Adding his voice to that of the Law Society of Kenya, Mwamu described passage of the law that seeks to levy heavy fines on journalists and their media houses by the Kenyan Parliament as unacceptable.

He took particular issue with the provision for a Communications and Multimedia Appeals Tribunal whose sweeping powers would also include making, “any supplementary or subsidiary orders or directions that it may consider necessary.”

Powers, which he said, would be an affront to the democratic gains made in Kenya and a violation of Article 34 of the Constitution which guarantees:

“The State shall not penalise any person for any opinion or view or the content of any broadcast, publication or dissemination.”

He went on to criticise similar legislation passed by the Senate in Burundi banning the coverage of, “sensitive,” issues touching on public security, national defence, and the economy.

The proposed Burundian legislation would also require journalists to disclose their sources, have a minimum of two years professional experience and a university degree.

Closer home, Mwamu used the Tanzanian government’s recent suspension of the Mwananchi and Mtanzania newspapers to make his point.

“The Ministry of Information stopped the publication of Mwananchi newspaper and Mtanzania, alleging violation of secrecy and sedition laws,” he said.

The 10-day shutdown of the Ugandan Daily Monitor in May, Mwamu said, also pointed at a wider East African conspiracy to curtail the hard fought freedoms of the press.

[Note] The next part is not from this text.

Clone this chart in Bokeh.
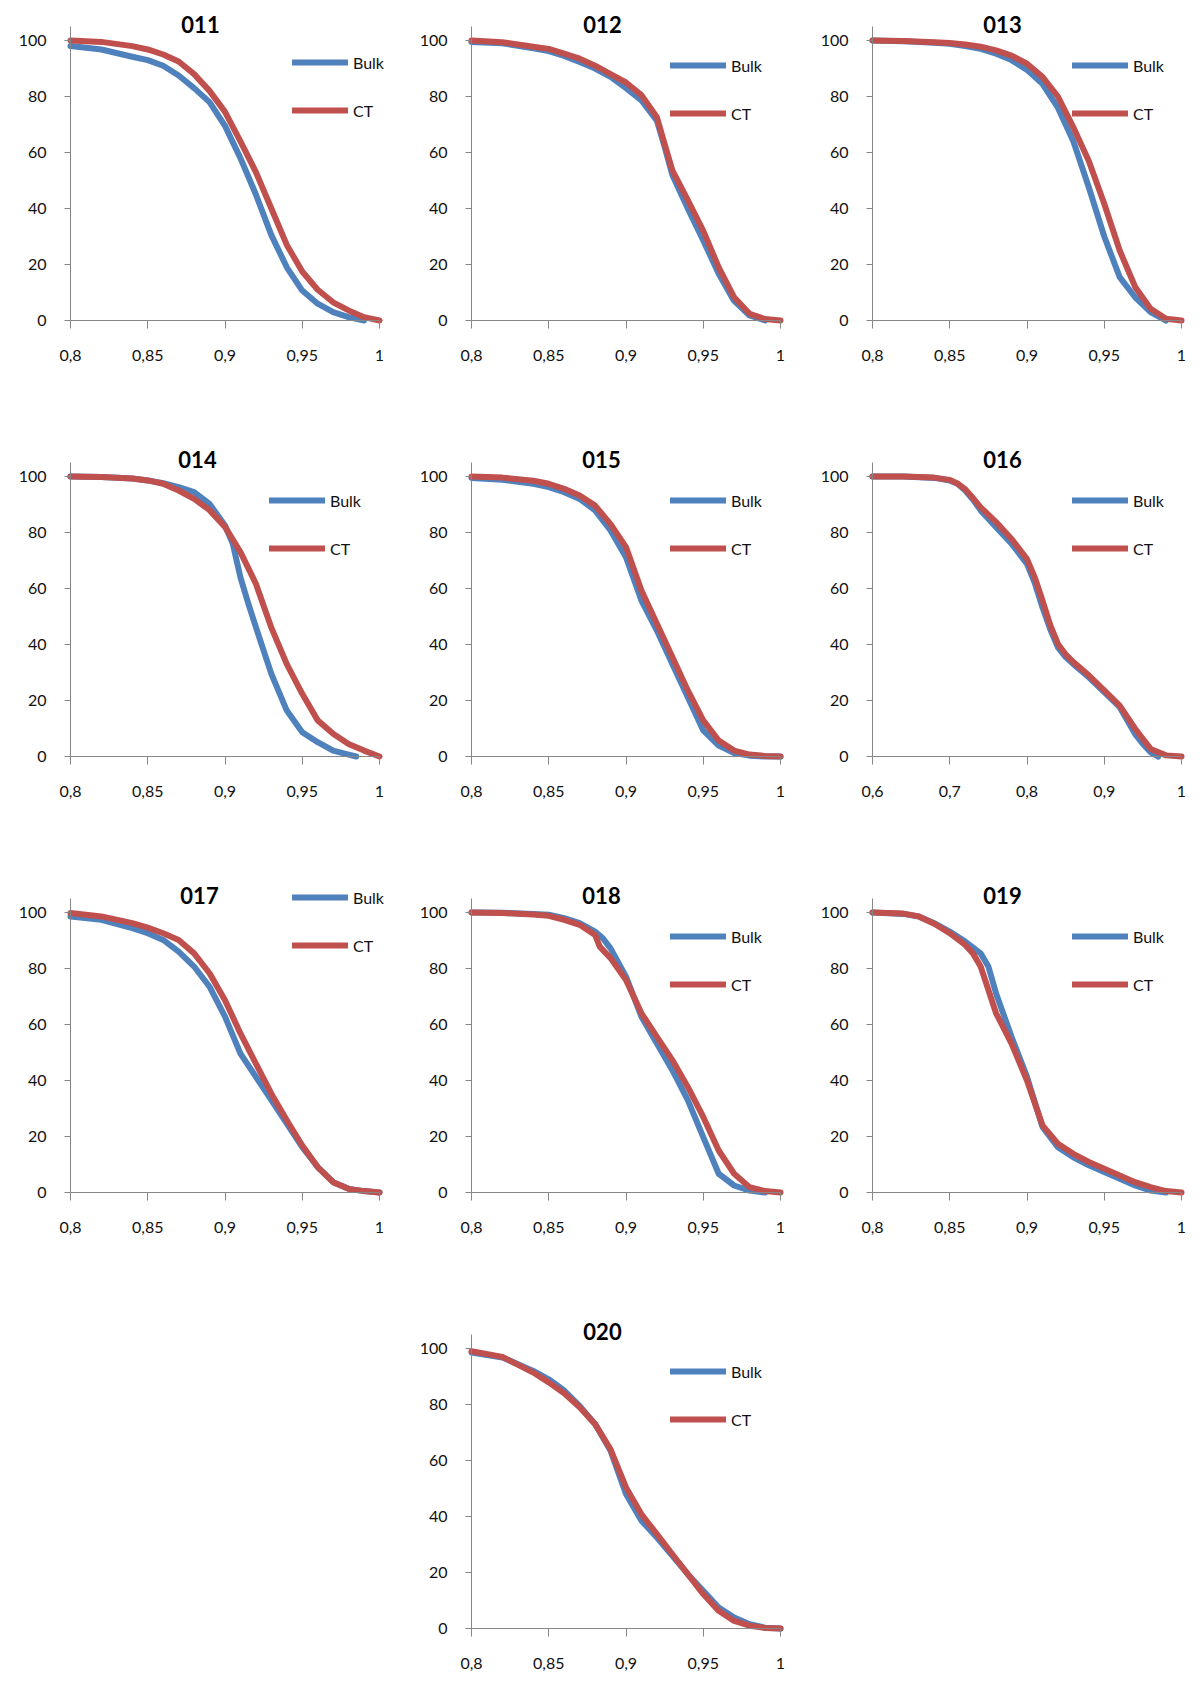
from bokeh.plotting import figure
from bokeh.models import Range1d, FixedTicker, CustomJSTickFormatter, Label, Legend, LegendItem, Spacer
from bokeh.layouts import row, column
from bokeh.embed import file_html
from bokeh.resources import INLINE

BULK_COLOR = "#4F81BD"
CT_COLOR = "#C0504D"
AXIS_COLOR = "#868686"
TEXT_COLOR = "#111111"
FONT = "Lato"

# ---------------- data ----------------
X = [0.80, 0.82, 0.84, 0.85, 0.86, 0.87, 0.88, 0.89, 0.90, 0.91, 0.92, 0.93, 0.94, 0.95, 0.96, 0.97, 0.98, 0.99, 1.00]
X_TICKS = [0.8, 0.85, 0.9, 0.95, 1.0]
X_TICKS_016 = [0.6, 0.7, 0.8, 0.9, 1.0]
Y_TICKS = [0, 20, 40, 60, 80, 100]

x_bulk_011 = X[:-1]
bulk_011 = [98.0, 96.8, 94.2, 93.0, 91.0, 87.5, 83.0, 78.0, 69.5, 58.0, 45.0, 30.5, 19.0, 10.7, 6.0, 3.0, 1.2, 0.0]
x_ct_011 = X
ct_011 = [100.0, 99.5, 98.0, 96.8, 95.0, 92.5, 88.0, 82.0, 74.5, 64.0, 53.0, 40.0, 27.0, 17.5, 11.0, 6.5, 3.6, 1.2, 0.0]

x_bulk_012 = [0.80, 0.82, 0.84, 0.85, 0.86, 0.87, 0.88, 0.89, 0.90, 0.91, 0.92, 0.925, 0.93, 0.94, 0.95, 0.96, 0.97, 0.98, 0.99]
bulk_012 = [99.5, 99.0, 97.2, 96.2, 94.5, 92.3, 90.0, 87.0, 83.0, 78.6, 71.4, 62.0, 52.0, 40.0, 28.6, 16.7, 7.0, 1.8, 0.0]
x_ct_012 = [0.80, 0.82, 0.84, 0.85, 0.86, 0.87, 0.88, 0.89, 0.90, 0.91, 0.92, 0.925, 0.93, 0.94, 0.95, 0.96, 0.97, 0.98, 0.99, 1.00]
ct_012 = [100.0, 99.4, 97.8, 97.0, 95.3, 93.5, 91.0, 88.0, 85.0, 80.5, 72.6, 63.0, 53.6, 43.0, 32.0, 19.0, 8.3, 2.4, 0.5, 0.0]

x_bulk_013 = X[:-1]
bulk_013 = [100.0, 99.7, 99.2, 98.8, 98.0, 97.0, 95.3, 93.0, 89.5, 84.5, 76.0, 64.0, 47.6, 30.0, 15.5, 8.3, 3.0, 0.0]
x_ct_013 = X
ct_013 = [100.0, 99.8, 99.4, 99.1, 98.6, 97.8, 96.5, 94.6, 91.7, 87.0, 80.0, 69.0, 57.0, 41.7, 25.0, 12.0, 4.2, 0.6, 0.0]

x_bulk_014 = [0.80, 0.82, 0.84, 0.85, 0.86, 0.87, 0.88, 0.89, 0.90, 0.905, 0.91, 0.915, 0.92, 0.93, 0.94, 0.95, 0.96, 0.97, 0.98, 0.985]
bulk_014 = [100.0, 99.8, 99.3, 98.6, 97.6, 96.2, 94.4, 90.2, 82.5, 76.0, 64.0, 54.8, 46.2, 29.5, 16.4, 8.7, 5.1, 2.1, 0.7, 0.0]
x_ct_014 = X
ct_014 = [100.0, 99.8, 99.3, 98.6, 97.4, 95.0, 92.0, 88.0, 82.0, 73.0, 61.7, 46.0, 33.0, 22.4, 12.9, 8.1, 4.5, 2.1, 0.0]

x_bulk_015 = X
bulk_015 = [99.5, 98.8, 97.4, 96.2, 94.4, 92.0, 87.9, 80.7, 71.2, 55.7, 45.0, 33.0, 21.2, 9.3, 3.9, 1.2, 0.3, 0.0, 0.0]
x_ct_015 = X
ct_015 = [100.0, 99.6, 98.5, 97.4, 95.6, 93.2, 89.6, 83.0, 74.8, 59.3, 47.4, 35.5, 23.6, 12.9, 5.7, 2.1, 0.7, 0.2, 0.0]

x_bulk_016 = [0.60, 0.64, 0.68, 0.70, 0.71, 0.72, 0.73, 0.74, 0.76, 0.78, 0.80, 0.81, 0.82, 0.83, 0.84, 0.85, 0.86, 0.88, 0.90, 0.92, 0.94, 0.95, 0.96, 0.97]
bulk_016 = [100.0, 100.0, 99.5, 98.6, 97.4, 95.0, 91.8, 87.9, 81.9, 76.0, 68.8, 62.0, 53.3, 45.5, 39.0, 35.5, 33.0, 28.3, 23.0, 17.6, 8.0, 4.5, 1.5, 0.0]
x_ct_016 = [0.60, 0.64, 0.68, 0.70, 0.71, 0.72, 0.73, 0.74, 0.76, 0.78, 0.80, 0.81, 0.82, 0.83, 0.84, 0.85, 0.86, 0.88, 0.90, 0.92, 0.94, 0.95, 0.96, 0.98, 1.00]
ct_016 = [100.0, 100.0, 99.6, 98.8, 97.5, 95.5, 92.3, 89.0, 83.7, 77.7, 70.5, 64.0, 55.7, 47.0, 40.2, 36.5, 33.7, 29.0, 23.6, 18.2, 9.9, 6.3, 2.7, 0.4, 0.0]

x_bulk_017 = X
bulk_017 = [98.6, 97.4, 94.4, 92.6, 90.2, 86.0, 80.7, 73.5, 62.8, 49.6, 41.3, 33.0, 24.6, 16.2, 9.1, 3.7, 1.3, 0.5, 0.0]
x_ct_017 = X
ct_017 = [99.8, 98.6, 96.2, 94.6, 92.6, 90.2, 85.4, 78.3, 68.7, 56.8, 46.0, 35.3, 25.8, 16.8, 9.1, 3.7, 1.3, 0.5, 0.0]

x_bulk_018 = [0.80, 0.82, 0.84, 0.85, 0.86, 0.87, 0.88, 0.885, 0.89, 0.90, 0.91, 0.92, 0.93, 0.94, 0.95, 0.96, 0.97, 0.98, 0.99]
bulk_018 = [100.0, 99.9, 99.5, 99.2, 98.0, 96.2, 93.2, 90.8, 87.2, 77.1, 62.8, 53.2, 43.7, 33.0, 19.8, 6.7, 2.5, 0.7, 0.0]
x_ct_018 = [0.80, 0.82, 0.84, 0.85, 0.86, 0.87, 0.88, 0.883, 0.89, 0.90, 0.91, 0.92, 0.93, 0.94, 0.95, 0.96, 0.97, 0.98, 0.99, 1.00]
ct_018 = [100.0, 99.8, 99.3, 98.8, 97.4, 95.6, 92.0, 87.8, 83.7, 75.9, 64.0, 55.6, 47.3, 37.7, 27.0, 15.0, 6.7, 1.9, 0.5, 0.0]

x_bulk_019 = [0.80, 0.82, 0.83, 0.84, 0.85, 0.86, 0.87, 0.875, 0.88, 0.89, 0.90, 0.91, 0.92, 0.93, 0.94, 0.95, 0.96, 0.97, 0.98, 0.99]
bulk_019 = [100.0, 99.5, 98.6, 96.2, 93.2, 89.6, 85.4, 80.7, 71.1, 55.6, 41.3, 23.4, 16.2, 12.6, 9.7, 7.3, 4.9, 2.5, 0.7, 0.0]
x_ct_019 = [0.80, 0.82, 0.83, 0.84, 0.85, 0.86, 0.865, 0.87, 0.88, 0.89, 0.90, 0.91, 0.92, 0.93, 0.94, 0.95, 0.96, 0.97, 0.98, 0.99, 1.00]
ct_019 = [100.0, 99.6, 98.6, 96.0, 92.6, 88.4, 85.4, 80.7, 64.0, 53.2, 40.0, 24.0, 17.4, 13.8, 10.9, 8.5, 6.1, 3.7, 1.9, 0.5, 0.0]

x_bulk_020 = X
bulk_020 = [98.6, 96.8, 92.0, 89.0, 85.0, 79.5, 73.0, 63.5, 48.0, 38.5, 32.5, 26.0, 19.4, 13.5, 7.5, 3.9, 1.5, 0.3, 0.0]
x_ct_020 = X
ct_020 = [99.0, 97.0, 91.4, 87.9, 84.0, 79.0, 73.0, 64.0, 50.4, 40.8, 33.7, 26.5, 19.4, 12.3, 6.3, 2.7, 1.0, 0.2, 0.0]

# ---------------- layout settings (pixels) ----------------
FRAME_W = 309          # width of the plotted x extent
PX_PER_Y = 2.8         # pixels per y unit
Y100_PX = 40           # y=100 position from figure top
Y_AXIS_TOP = 105
COL_W = [400, 400, 396]
COL_LEFT = [70, 71, 72]  # position of the y axis inside each figure

fmt = CustomJSTickFormatter(code="return tick.toString().replace('.', ',');")


def make_panel(name, xb, yb, xc, yc, col, H, x0, xticks, leg_x, leg_c, t_x, t_y):
    W = COL_W[col]
    left = COL_LEFT[col]
    span = 1.0 - x0
    upp = span / FRAME_W
    y0_px = Y100_PX + 100 * PX_PER_Y
    p = figure(width=W, height=H,
               x_range=Range1d(x0 - left * upp, 1.0 + (W - left - FRAME_W) * upp),
               y_range=Range1d(-(H - y0_px) / PX_PER_Y, 100 + Y100_PX / PX_PER_Y),
               output_backend="svg", toolbar_location=None,
               min_border_left=0, min_border_right=0, min_border_top=0, min_border_bottom=0)
    p.outline_line_color = None
    p.grid.visible = False
    p.background_fill_color = "white"
    p.border_fill_color = "white"

    p.xaxis.ticker = FixedTicker(ticks=xticks)
    p.xaxis.formatter = fmt
    p.xaxis.fixed_location = 0
    p.xaxis.bounds = (x0, 1.0)
    p.yaxis.ticker = FixedTicker(ticks=Y_TICKS)
    p.yaxis.fixed_location = x0
    p.yaxis.bounds = (0, Y_AXIS_TOP)
    for ax in (p.xaxis, p.yaxis):
        ax.axis_line_color = AXIS_COLOR
        ax.axis_line_width = 1
        ax.major_tick_line_color = AXIS_COLOR
        ax.major_tick_in = 0
        ax.minor_tick_line_color = None
        ax.major_label_text_font = FONT
        ax.major_label_text_font_size = "16px"
        ax.major_label_text_color = TEXT_COLOR
    p.xaxis.major_tick_out = 8
    p.xaxis.major_label_standoff = 21
    p.yaxis.major_tick_out = 6
    p.yaxis.major_label_standoff = 18

    rb = p.line(xb, yb, line_color=BULK_COLOR, line_width=6, line_cap="round", line_join="round")
    rc = p.line(xc, yc, line_color=CT_COLOR, line_width=6, line_cap="round", line_join="round")

    legend = Legend(items=[LegendItem(label="Bulk", renderers=[rb]),
                           LegendItem(label="CT", renderers=[rc])],
                    location=(leg_x, H - (leg_c + 59)), orientation="vertical",
                    padding=0, margin=0, spacing=26,
                    glyph_width=56, glyph_height=22, label_height=22, label_standoff=5,
                    label_text_font=FONT, label_text_font_size="16px", label_text_color=TEXT_COLOR,
                    border_line_color=None, background_fill_alpha=0)
    p.add_layout(legend)

    p.add_layout(Label(x=t_x, y=H - t_y, x_units="screen", y_units="screen",
                       text=name, text_align="center", text_baseline="middle",
                       text_font=FONT, text_font_style="bold", text_font_size="22px",
                       text_color="black"))
    return p


H = 436
H_LAST = 370
p011 = make_panel("011", x_bulk_011, bulk_011, x_ct_011, ct_011, 0, H, 0.8, X_TICKS, 292, 62, 200, 24)
p012 = make_panel("012", x_bulk_012, bulk_012, x_ct_012, ct_012, 1, H, 0.8, X_TICKS, 270, 65, 202, 24)
p013 = make_panel("013", x_bulk_013, bulk_013, x_ct_013, ct_013, 2, H, 0.8, X_TICKS, 272, 65, 202, 24)
p014 = make_panel("014", x_bulk_014, bulk_014, x_ct_014, ct_014, 0, H, 0.8, X_TICKS, 269, 64, 197, 23)
p015 = make_panel("015", x_bulk_015, bulk_015, x_ct_015, ct_015, 1, H, 0.8, X_TICKS, 270, 64, 201, 23)
p016 = make_panel("016", x_bulk_016, bulk_016, x_ct_016, ct_016, 2, H, 0.6, X_TICKS_016, 272, 64, 202, 23)
p017 = make_panel("017", x_bulk_017, bulk_017, x_ct_017, ct_017, 0, H, 0.8, X_TICKS, 292, 25, 199, 23)
p018 = make_panel("018", x_bulk_018, bulk_018, x_ct_018, ct_018, 1, H, 0.8, X_TICKS, 270, 64, 201, 23)
p019 = make_panel("019", x_bulk_019, bulk_019, x_ct_019, ct_019, 2, H, 0.8, X_TICKS, 272, 64, 202, 23)
p020 = make_panel("020", x_bulk_020, bulk_020, x_ct_020, ct_020, 1, H_LAST, 0.8, X_TICKS, 270, 63, 202, 23)

layout = column(
    row(p011, p012, p013),
    row(p014, p015, p016),
    row(p017, p018, p019),
    row(Spacer(width=400, height=H_LAST), p020),
)

open("out.html", "w").write(file_html(layout, INLINE))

“There are also concerns on violent deaths of journalists, such as that of Thomas Pere in June,” he said.

And despite President Uhuru Kenyatta’s assurance that it is not his government’s intention to frustrate the Fourth Estate, persons such as former Prime Minister Raila Odinga have joined Mwamu in questioning how the oppressive bill passed the cabinet stage in the first place.

Information, Communication and Technology Cabinet Secretary Fred Matiang’i has however placed the blame squarely on Parliament’s doorstep accusing them of altering the bill after it passed the Cabinet stage.